A contrario, nous avons en France la chance d'avoir un pôle public conséquent, puissant, couvrant tous les domaines avec des rédactions importantes. L'information de qualité à un coût et notamment un coût humain. Les petites rédactions, aussi talentueuses soient-elles, informent moins globalement. Mediapart excelle dans l'investigation, a d'excellentes analyses sociales et économiques, mais ses pages internationales sont plus que minimales, comme les pages société. Il faut du peuple pour parler aux foules et vice versa. On a tout ça, chez Radio France.
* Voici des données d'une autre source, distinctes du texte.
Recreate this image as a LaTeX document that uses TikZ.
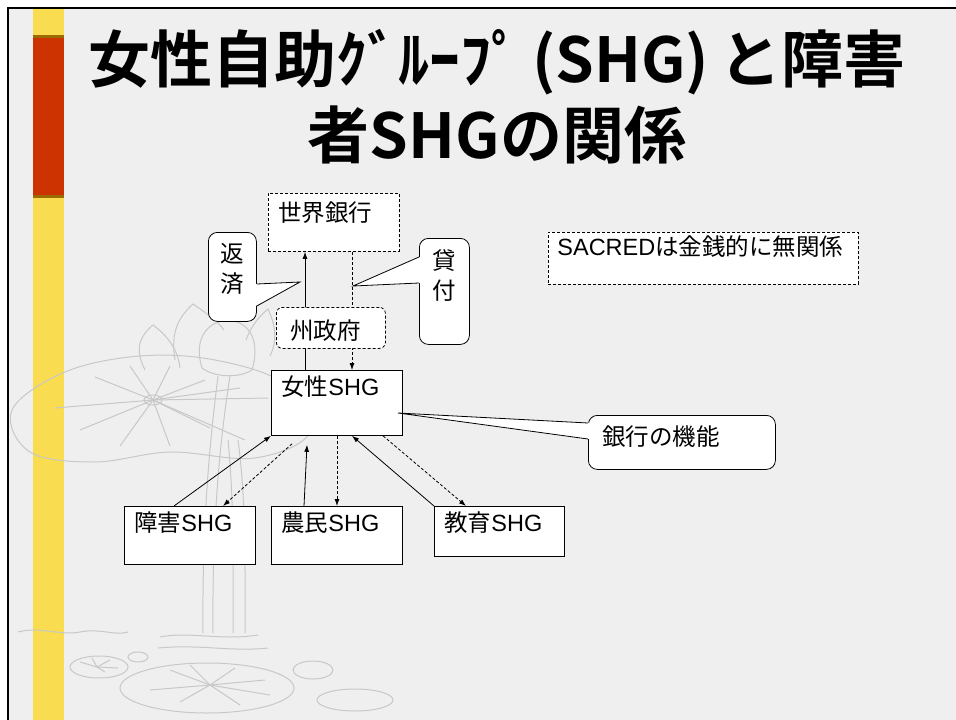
\documentclass[tikz,border=0pt]{standalone}
\usepackage{fontspec}
\setmainfont{Liberation Sans}
\newfontfamily\jp[BoldFont={Noto Sans CJK JP Bold}]{Noto Sans CJK JP}
\usepackage{tikz}
\usetikzlibrary{arrows.meta}
\definecolor{SlideBack}{HTML}{EFEFEF}
\definecolor{BarYellow}{HTML}{F9DC50}
\definecolor{BarRed}{HTML}{CC3300}
\definecolor{BarBrown}{HTML}{9C6B00}
\definecolor{LotusLine}{HTML}{C8C8C8}

\tikzset{
  shgbox/.style={draw, fill=white, anchor=north west, inner xsep=10pt,
    inner ysep=0pt, text width=111pt, text height=25pt, text depth=33pt,
    align=left},
  dashbox/.style={shgbox, dash pattern=on 3pt off 2pt},
  bubble/.style={draw, fill=white, rounded corners=9pt, anchor=north west,
    inner sep=0pt, align=center},
  slidetitle/.style={anchor=base, inner sep=0pt,
    font=\jp\bfseries\fontsize{62}{77}\selectfont},
  lotus/.style={draw=LotusLine, line width=1pt},
  link/.style={-{Latex[length=7pt,width=5pt]}},
  dashlink/.style={link, dash pattern=on 3pt off 2pt}
}

\begin{document}
\begin{tikzpicture}[x=1pt, y=-1pt, line width=0.8pt,
    font=\fontsize{23.5}{30}\selectfont]
    \useasboundingbox (0,0) rectangle (956,720);

    % slide frame and side bar
    \fill[white] (0,0) rectangle (956,720);
    \fill[SlideBack] (8,8) rectangle (956,720);
    \draw[line width=2pt] (8,720) -- (8,8) -- (956,8);
    \fill[BarYellow] (33,9) rectangle (64,720);
    \fill[BarBrown] (33,35) rectangle (64,198);
    \fill[BarRed] (33,37.5) rectangle (64,195);

    % lotus in the background
    \begin{scope}[lotus]
      \draw plot[smooth cycle, tension=0.6] coordinates {(12,410) (65,372)
        (140,356) (215,360) (285,384) (310,432) (255,458) (170,452) (95,462)
        (30,452)};
      \foreach \x/\y in {95/377, 130/366, 170/366, 205/380, 240/388, 268/398,
        245/440, 210/428, 170/446, 120/446, 80/430, 55/408}
        \draw (153,400) -- (\x,\y);
      \draw (153,400) ellipse (9 and 5);
      \draw (145,370) .. controls (134,348) and (140,336) .. (153,325)
        .. controls (168,336) and (178,350) .. (180,368);
      \draw (175,360) .. controls (170,330) and (180,316) .. (193,304)
        .. controls (208,314) and (218,322) .. (224,330);
      \draw (202,368) .. controls (194,342) and (204,322) .. (228,320)
        .. controls (252,322) and (260,344) .. (252,370);
      \draw (246,340) .. controls (252,324) and (260,316) .. (268,309)
        .. controls (275,324) and (278,340) .. (270,356);
      \draw (202,368) .. controls (215,378) and (240,378) .. (252,370);
      \draw (218,376) .. controls (210,440) and (202,520) .. (203,633);
      \draw (230,376) .. controls (220,440) and (212,520) .. (213,633);
      \draw (228,440) .. controls (234,500) and (233,560) .. (233,633);
      \draw (238,440) .. controls (246,500) and (245,560) .. (245,633);
      \draw (18,632) .. controls (40,626) and (60,636) .. (80,632)
        .. controls (100,628) and (115,636) .. (128,632);
      \draw (160,637) .. controls (190,631) and (220,641) .. (258,635);
      \draw (158,648) .. controls (200,644) and (230,652) .. (268,648);
      \draw (99,667) ellipse (29 and 11);
      \draw (138,657) ellipse (10 and 5);
      \draw (207,688) ellipse (87 and 25);
      \draw (313,670) ellipse (20 and 9);
      \draw (355,700) ellipse (38 and 11);
      \foreach \x/\y in {170/670, 190/665, 235/668, 265/680, 270/695,
        240/705, 180/702, 150/690}
        \draw (210,685) -- (\x,\y);
      \foreach \x/\y in {80/662, 92/658, 110/660, 118/668, 105/672}
        \draw (97,667) -- (\x,\y);
    \end{scope}

    % title
    \node[slidetitle] (title1) at (497,82) {女性自助ｸﾞﾙｰﾌﾟ\,(SHG)\,と障害};
    \node[slidetitle] (title2) at (497,158) {者SHGの関係};

    % boxes
    \node[dashbox, text height=28pt, text depth=30pt] (worldbank)
      at (268,193) {{\jp 世界銀行}};
    \node[shgbox, text depth=40pt] (women) at (271,370) {{\jp 女性}SHG};
    \node[shgbox] (disabled) at (124,506) {{\jp 障害}SHG};
    \node[shgbox] (farmer) at (271,506) {{\jp 農民}SHG};
    \node[shgbox, text width=110pt, text depth=25pt] (education)
      at (434,506) {{\jp 教育}SHG};
    \node[dashbox, text width=292pt, inner xsep=9pt, text height=23pt,
      text depth=29pt] (sacred) at (548,232) {SACRED{\jp は金銭的に無関係}};

    % money flow between the women's SHG and the bank
    \draw[link] ([xshift=34pt]women.north west)
      -- ([xshift=37pt]worldbank.south west);
    \draw[dashlink] ([xshift=84pt]worldbank.south west)
      -- ([xshift=81pt]women.north west);
    \node[dashbox, rounded corners=6pt, text width=81pt, inner xsep=14pt,
      text height=32pt, text depth=9pt] (state) at (276,307) {{\jp 州政府}};

    % member groups
    \draw[link] ([xshift=50pt]disabled.north west) -- (women.south west);
    \draw[dashlink] ([xshift=21pt,yshift=-8pt]women.south west)
      -- ([xshift=99pt]disabled.north west);
    \draw[link] ([xshift=33pt]farmer.north west)
      -- ([xshift=36pt,yshift=-9pt]women.south west);
    \draw[dashlink] ([xshift=66pt]women.south west)
      -- ([xshift=66pt]farmer.north west);
    \draw[link] (education.north west) -- ([xshift=81pt]women.south west);
    \draw[dashlink] ([xshift=112pt]women.south west)
      -- ([xshift=32pt]education.north west);

    % speech bubbles
    \coordinate (repaytip) at (300,282);
    \coordinate (loantip) at (353,286);
    \coordinate (functip) at (398,413);
    \node[bubble, text width=48pt, text height=30.5pt, text depth=58.5pt]
      (repay) at (208,232) {{\jp 返}\\{\jp 済}};
    \fill[white] ([xshift=-1pt,yshift=-52pt]repay.north east) -- (repaytip)
      -- ([xshift=-1pt,yshift=-74pt]repay.north east) -- cycle;
    \draw ([yshift=-52pt]repay.north east) -- (repaytip)
      -- ([yshift=-74pt]repay.north east);
    \node[bubble, text width=50pt, text height=31.5pt, text depth=74.5pt]
      (loan) at (419,238) {{\jp 貸}\\{\jp 付}};
    \fill[white] ([xshift=1pt,yshift=-19pt]loan.north west) -- (loantip)
      -- ([xshift=1pt,yshift=-45pt]loan.north west) -- cycle;
    \draw ([yshift=-19pt]loan.north west) -- (loantip)
      -- ([yshift=-45pt]loan.north west);
    \node[bubble, text width=159pt, inner xsep=14pt, text height=30.5pt,
      text depth=23.5pt, align=left] (bankfunc) at (588,415) {{\jp 銀行の機能}};
    \fill[white] ([xshift=1pt,yshift=-8pt]bankfunc.north west) -- (functip)
      -- ([xshift=1pt,yshift=-24pt]bankfunc.north west) -- cycle;
    \draw ([yshift=-8pt]bankfunc.north west) -- (functip)
      -- ([yshift=-24pt]bankfunc.north west);
\end{tikzpicture}
\end{document}
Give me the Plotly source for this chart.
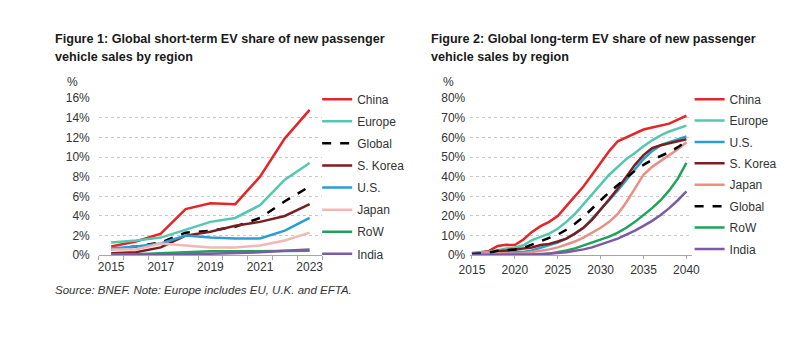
import plotly.graph_objects as go

# Short-term view, 2015-2023 (EV share of new passenger vehicle sales, %)
years_short = list(range(2015, 2024))
short_china = [0.9, 1.4, 2.2, 4.7, 5.3, 5.2, 8.0, 11.9, 14.8]
short_europe = [1.3, 1.5, 1.8, 2.6, 3.4, 3.8, 5.1, 7.7, 9.4]
short_global = [0.6, 0.9, 1.3, 2.3, 2.5, 2.9, 3.8, 5.5, 7.0]
short_skorea = [0.2, 0.3, 0.8, 2.0, 2.4, 3.0, 3.4, 4.0, 5.2]
short_us = [0.7, 0.9, 1.2, 2.0, 1.8, 1.7, 1.7, 2.5, 3.8]
short_japan = [0.6, 0.6, 1.2, 1.0, 0.8, 0.8, 1.0, 1.5, 2.3]
short_row = [0.1, 0.1, 0.2, 0.3, 0.4, 0.4, 0.4, 0.4, 0.45]
short_india = [0.05, 0.05, 0.1, 0.1, 0.15, 0.2, 0.3, 0.45, 0.6]

# Long-term view, 2015-2040 (%)
years_long = list(range(2015, 2041))
long_china = [0.9, 1.4, 2.2, 4.7, 5.3, 5.2, 8.0, 11.9, 14.8, 17, 20, 25, 30, 35,
              41, 47, 53, 58, 60, 62, 64, 65, 66, 67, 69, 71]
long_europe = [1.3, 1.5, 1.8, 2.6, 3.4, 3.8, 5.1, 7.7, 9.4, 11, 13.5, 17, 21, 26,
               31, 36, 41, 45, 49, 52, 55.5, 58.5, 61, 63, 64.5, 66]
long_us = [0.7, 0.9, 1.2, 2.0, 1.8, 1.7, 1.7, 2.5, 3.8, 5, 6.5, 8.5, 11, 14,
           18.5, 23, 28, 33, 38.5, 44, 49, 53, 56, 57.5, 59, 60.5]
long_skorea = [0.2, 0.3, 0.8, 2.0, 2.4, 3.0, 3.4, 4.0, 5.2, 5.8, 7, 8.5, 11, 14,
               18, 23, 28.5, 34, 40, 46, 51, 54.5, 56, 57, 58, 59]
long_japan = [0.6, 0.6, 1.2, 1.0, 0.8, 0.8, 1.0, 1.5, 2.3, 3, 4, 5.5, 7, 9,
              11.5, 14, 17, 21, 27, 34, 41, 45, 48, 51, 54, 57.5]
long_global = [0.6, 0.9, 1.3, 2.3, 2.5, 2.9, 3.8, 5.5, 7.0, 8.5, 10.5, 13, 16, 19.5,
               24, 28, 32, 36, 39.5, 43, 46, 48.5, 50.5, 52.5, 55, 58]
long_row = [0.1, 0.1, 0.2, 0.3, 0.4, 0.4, 0.4, 0.4, 0.45, 0.8, 1.5, 2.5, 3.5, 5,
            6.5, 8, 9.5, 11.5, 14, 17, 20.5, 24, 28, 33, 39, 47]
long_india = [0.05, 0.05, 0.1, 0.1, 0.15, 0.2, 0.3, 0.45, 0.6, 0.8, 1.1, 1.5, 2.2, 3,
              4, 5.5, 7, 8.5, 10.5, 12.5, 15, 17.5, 20.5, 24, 28, 32.5]

short_ticks = [2015, 2017, 2019, 2021, 2023]
long_ticks = [2015, 2020, 2025, 2030, 2035, 2040]
short_yticks = list(range(0, 17, 2))
long_yticks = list(range(0, 81, 10))

COL = {
    "China": "#e52528",
    "Europe": "#55c7af",
    "Global": "#000000",
    "S. Korea": "#7a1f1f",
    "U.S.": "#2a9ed3",
    "Japan_short": "#f4b7b5",
    "Japan_long": "#ea8f86",
    "RoW": "#1ea35a",
    "India": "#7b5ba8",
}

FONT = "Liberation Sans, Arial, sans-serif"
TXT = "#333333"

fig = go.Figure()

short_series = [
    ("China", short_china, COL["China"], "solid"),
    ("Europe", short_europe, COL["Europe"], "solid"),
    ("Global", short_global, COL["Global"], "dash"),
    ("S. Korea", short_skorea, COL["S. Korea"], "solid"),
    ("U.S.", short_us, COL["U.S."], "solid"),
    ("Japan", short_japan, COL["Japan_short"], "solid"),
    ("RoW", short_row, COL["RoW"], "solid"),
    ("India", short_india, COL["India"], "solid"),
]
long_series = [
    ("China", long_china, COL["China"], "solid"),
    ("Europe", long_europe, COL["Europe"], "solid"),
    ("U.S.", long_us, COL["U.S."], "solid"),
    ("S. Korea", long_skorea, COL["S. Korea"], "solid"),
    ("Japan", long_japan, COL["Japan_long"], "solid"),
    ("Global", long_global, COL["Global"], "dash"),
    ("RoW", long_row, COL["RoW"], "solid"),
    ("India", long_india, COL["India"], "solid"),
]

for i, (name, vals, color, dash) in enumerate(short_series):
    fig.add_trace(go.Scatter(
        x=years_short, y=vals, name=name, mode="lines",
        line=dict(color=color, width=2.5, dash=dash),
        xaxis="x", yaxis="y", legend="legend", legendgroup="s%d" % i,
        legendrank=i + 1,
    ))
for i, (name, vals, color, dash) in enumerate(long_series):
    fig.add_trace(go.Scatter(
        x=years_long, y=vals, name=name, mode="lines",
        line=dict(color=color, width=2.5, dash=dash),
        xaxis="x2", yaxis="y2", legend="legend2", legendgroup="l%d" % i,
        legendrank=i + 1,
    ))

W, H = 799, 338


def px(x):
    return x / W


def py(y):
    return 1 - y / H


ydom = [py(259), py(95)]

axis_common = dict(
    tickfont=dict(family=FONT, size=12, color=TXT),
    showline=False, zeroline=False,
)

fig.update_layout(
    width=W, height=H,
    margin=dict(l=0, r=0, t=0, b=0),
    paper_bgcolor="white", plot_bgcolor="white",
    font=dict(family=FONT, size=12, color=TXT),
    xaxis=dict(
        domain=[px(89), px(318)], range=[2014.5, 2023.5],
        tickvals=short_ticks, ticktext=[str(t) for t in short_ticks],
        ticks="", showgrid=False, showline=True, linecolor="#a6a6a6", linewidth=1,
        zeroline=False, anchor="y",
        minor=dict(tick0=2014.5, dtick=1, ticks="outside", ticklen=4,
                   tickcolor="#a6a6a6", showgrid=False),
        tickfont=dict(family=FONT, size=12, color=TXT),
    ),
    yaxis=dict(
        domain=ydom, range=[0, 16], tickvals=short_yticks,
        ticktext=["%d%%" % v for v in short_yticks],
        showgrid=True, gridcolor="#c8c8c8", griddash="dot", gridwidth=1,
        ticks="", ticklabelstandoff=8, anchor="x", **axis_common,
    ),
    xaxis2=dict(
        domain=[px(470), px(697)], range=[2014.8, 2040.6],
        tickvals=long_ticks, ticktext=[str(t) for t in long_ticks],
        ticks="outside", ticklen=3, tickcolor="#a6a6a6",
        showgrid=False, showline=True, linecolor="#a6a6a6", linewidth=1,
        zeroline=False, anchor="y2",
        tickfont=dict(family=FONT, size=12, color=TXT),
    ),
    yaxis2=dict(
        domain=ydom, range=[0, 80], tickvals=long_yticks,
        ticktext=["%d%%" % v for v in long_yticks],
        showgrid=True, gridcolor="#c8c8c8", griddash="dot", gridwidth=1,
        ticks="", ticklabelstandoff=4, anchor="x2", **axis_common,
    ),
    legend=dict(
        x=px(313), y=py(81), xanchor="left", yanchor="top",
        font=dict(family=FONT, size=12, color=TXT),
        bgcolor="rgba(0,0,0,0)", tracegroupgap=3.1, traceorder="grouped",
    ),
    legend2=dict(
        x=px(695), y=py(81), xanchor="left", yanchor="top",
        font=dict(family=FONT, size=12, color=TXT),
        bgcolor="rgba(0,0,0,0)", tracegroupgap=2.4, traceorder="grouped",
    ),
    showlegend=True,
)

title_font = dict(family=FONT, size=12.6, color="#1a1a1a")
notes = [
    (42, 33, "<b>Figure 1: Global short-term EV share of new passenger</b>", title_font),
    (42, 52, "<b>vehicle sales by region</b>", title_font),
    (428, 33, "<b>Figure 2: Global long-term EV share of new passenger</b>", title_font),
    (428, 52, "<b>vehicle sales by region</b>", title_font),
    (54, 78, "%", dict(family=FONT, size=12, color=TXT)),
    (440, 78, "%", dict(family=FONT, size=12, color=TXT)),
    (42, 295, "<i>Source: BNEF. Note: Europe includes EU, U.K. and EFTA.</i>",
     dict(family=FONT, size=11.5, color=TXT)),
]
for x, y, text, f in notes:
    fig.add_annotation(
        x=px(x), y=py(y), xref="paper", yref="paper", text=text,
        showarrow=False, xanchor="left", yanchor="middle", font=f,
    )

# Remove the default page margin so the figure sits flush in the window
fig.write_html(
    "out.html",
    post_script="document.body.style.margin='0';document.body.style.overflow='hidden';",
)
Et le public suit, les audiences sont au zénith et en pleine crise, les antennes se mobilisent pour continuer à démultiplier les formats plus longs en donnant beaucoup (trop... mais personne n'est parfait) la parole aux auditeurs pour calmer les angoisses, souvent liées à des infos non vérifiées lues ailleurs.

A 8h20, Nicolas Demorand recevait un ficus au sujet duquel on me glisse dans l'oreillette qu'il serait aussi ministre de la Culture et de la communication. Vérification faite, et aussi étonnant que ça soit, il semblerait bien que ce Franck Riester est bien la personne en charge de mener la réforme de l'audiovisuel public. Et alors même que Demorand avait tous les arguments dans les mains à 7h15 pour dire l'absolue supériorité d'un modèle français permettant à ceux qui ne payent pas d'infos d'être bien informés et d'échapper aux avalanches de conneries, il ne le dit pas. Il ne dit pas qu'on ne peut pas faire plus avec moins. Qu'on ne fera pas aussi bien avec 300 postes en moins. Et que le "quoi qu'il en coûte" de Macron vaut aussi, évidemment, pour l'info publique de qualité.